De façon inattendue, nous constatons que les employeurs préfèrent statistiquement de manière hautement significative les femmes aux hommes réfugiés (comme le montre la Figure 1, les hommes sont évalués moins bien que les femmes à hauteur environ de 0.15 points sur une échelle de 1-10). Notre explication est que les hommes sont discriminés en raison des stéréotypes négatifs auxquels ils sont associés dans la presse (criminalité, agressivité, trafic de stupéfiants). En outre, nous constatons que les employeurs discriminent les personnes ayant des enfants (Figure 1). La question est de savoir si ce résultat masque des différences entre les genres. Des analyses supplémentaires soulignent que, contrairement aux hommes, les femmes sont davantage discriminées si elles ont des enfants.

Figure 1 | Effets des variables du CV fictif sur la probabilité d’obtenir un entretien d’embauche

Figure: Alix d’Agostino, DeFacto

Conclusion et implications

Comme les employeurs discriminent les candidats masculins, l’administration publique devrait sensibiliser les employeurs aux stéréotypes concernant les hommes issus du moyen-orient et/ou des pays musulmans. Il en va de même pour les mères (réfugiées). Les psychologues suggèrent des stratégies afin d’éliminer ces biais, qui consistent en une instruction permettant aux employeurs d’adopter le point de vue des réfugiés et de développer de l’empathie à leur égard. Également, des programmes de mentorat dans lesquels un professionnel présente un·réfugié à son réseau d’emploi peuvent également être utiles.
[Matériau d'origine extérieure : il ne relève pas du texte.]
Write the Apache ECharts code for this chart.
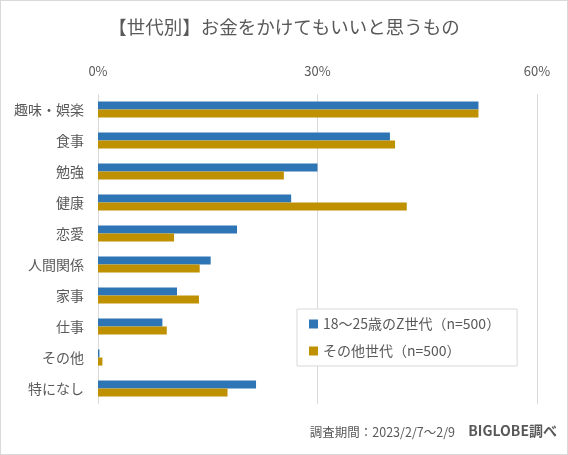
<!DOCTYPE html>
<html>
<head>
<meta charset="utf-8">
<script src="https://cdn.jsdelivr.net/npm/echarts@6/dist/echarts.min.js"></script>
<style>
html,body{margin:0;padding:0;background:#fff;}
#c{width:568px;height:455px;box-sizing:border-box;border:1px solid #d9d9d9;}
</style>
</head>
<body>
<div id="c"></div>
<script>
const categories = ['趣味・娯楽','食事','勉強','健康','恋愛','人間関係','家事','仕事','その他','特になし'];
const genZ = [52.0, 39.9, 30.0, 26.4, 19.0, 15.4, 10.8, 8.8, 0.2, 21.6];
const others = [52.0, 40.6, 25.4, 42.2, 10.4, 13.9, 13.8, 9.4, 0.6, 17.7];
const seriesNames = ['18～25歳のZ世代（n=500）','その他世代（n=500）'];
const valueTicks = {min:0, max:60, interval:30};

const FONT = '"Noto Sans CJK JP","Noto Sans",sans-serif';
const chart = echarts.init(document.getElementById('c'), null, {renderer:'canvas'});
chart.setOption({
  backgroundColor:'#fff',
  animation:false,
  textStyle:{fontFamily:FONT},
  title:{
    text:'【世代別】お金をかけてもいいと思うもの',
    left:'center', top:12,
    textStyle:{fontFamily:FONT, fontSize:18.5, fontWeight:'normal', color:'#595959'}
  },
  legend:{
    orient:'vertical', left:296, top:308,
    padding:[8,17,8,12],
    borderColor:'#d9d9d9', borderWidth:1, backgroundColor:'#fff',
    itemWidth:9, itemHeight:9, itemGap:13, icon:'rect',
    textStyle:{fontFamily:FONT, fontSize:14, color:'#595959'},
    data:seriesNames
  },
  grid:{left:97, right:30, top:93, bottom:50, containLabel:false},
  xAxis:{
    type:'value', position:'top', min:valueTicks.min, max:valueTicks.max, interval:valueTicks.interval,
    axisLine:{show:false}, axisTick:{show:false},
    splitLine:{lineStyle:{color:'#d9d9d9', width:1}},
    axisLabel:{formatter:'{value}%', color:'#595959', fontSize:13, margin:16, fontFamily:FONT}
  },
  yAxis:{
    type:'category', inverse:true, data:categories,
    axisLine:{show:false}, axisTick:{show:false},
    axisLabel:{color:'#595959', fontSize:14, margin:14, fontFamily:FONT}
  },
  series:[
    {name:seriesNames[0], type:'bar', data:genZ, barGap:'0%', barCategoryGap:'48%', itemStyle:{color:'#2E75B6'}},
    {name:seriesNames[1], type:'bar', data:others, barGap:'0%', barCategoryGap:'48%', itemStyle:{color:'#BF9000'}}
  ],
  graphic:[
    {type:'text', right:112, top:425, style:{text:'調査期間：2023/2/7～2/9', fontFamily:FONT, fontSize:12.5, fill:'#595959'}},
    {type:'text', right:10, top:423, style:{text:'BIGLOBE調べ', fontFamily:FONT, fontSize:14, fontWeight:'bold', fill:'#595959'}}
  ]
});
</script>
</body>
</html>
En outre, l’administration publique peut aider les réfugiés en proposant des mesures d’intégration supplémentaires (cf. Figure 1). Fossati et Liechti (2020) constatent que les employeurs sont plus susceptibles d’embaucher des réfugiés, qui, au-delà d’un cours d’intégration obligatoire, ont également participé à d’autres activités comme un stage ou du bénévolat. Malheureusement, ce résultat ne s’applique qu’aux employeurs ayant déjà une attitude positive envers les immigrés avant l’étude. Cela signifie que les politiques d’intégration n’influencent pas les employeurs qui ne veulent tout simplement pas travailler avec des réfugiés.

En conclusion, le faible taux d’emploi des femmes réfugiées (qui ne sont pas mères) n’est pas causé par la discrimination des employeurs. Il est probablement la résultante de facteurs comme les rôles de genre traditionnels, le manque d’éducation et/ou d’expérience professionnelle des refugiées. Il est clair qu’un ensemble diversifié de mesures est nécessaire afin d’aborder l’intégration économique des différents groupes de réfugiés.


Note: Cet article a été publié dans le cadre du Policy Brief No. 7 de l’IDHEAP.

Références:

  • Fossati, F., Knotz, C., Liechti, F. and I. Otmani (2022). The Gender Employment Gap among Refugees and the Role of Employer Discrimination: Experimental Evidence from the German, Swedish and Austrian Labor Markets. International Migration review.

  • Fossati, F. and Liechti, F. (2020). Integrating refugees through public policy: A comparative survey experiment on hiring preferences. Journal of European Social Policy, 30(5) 601-615.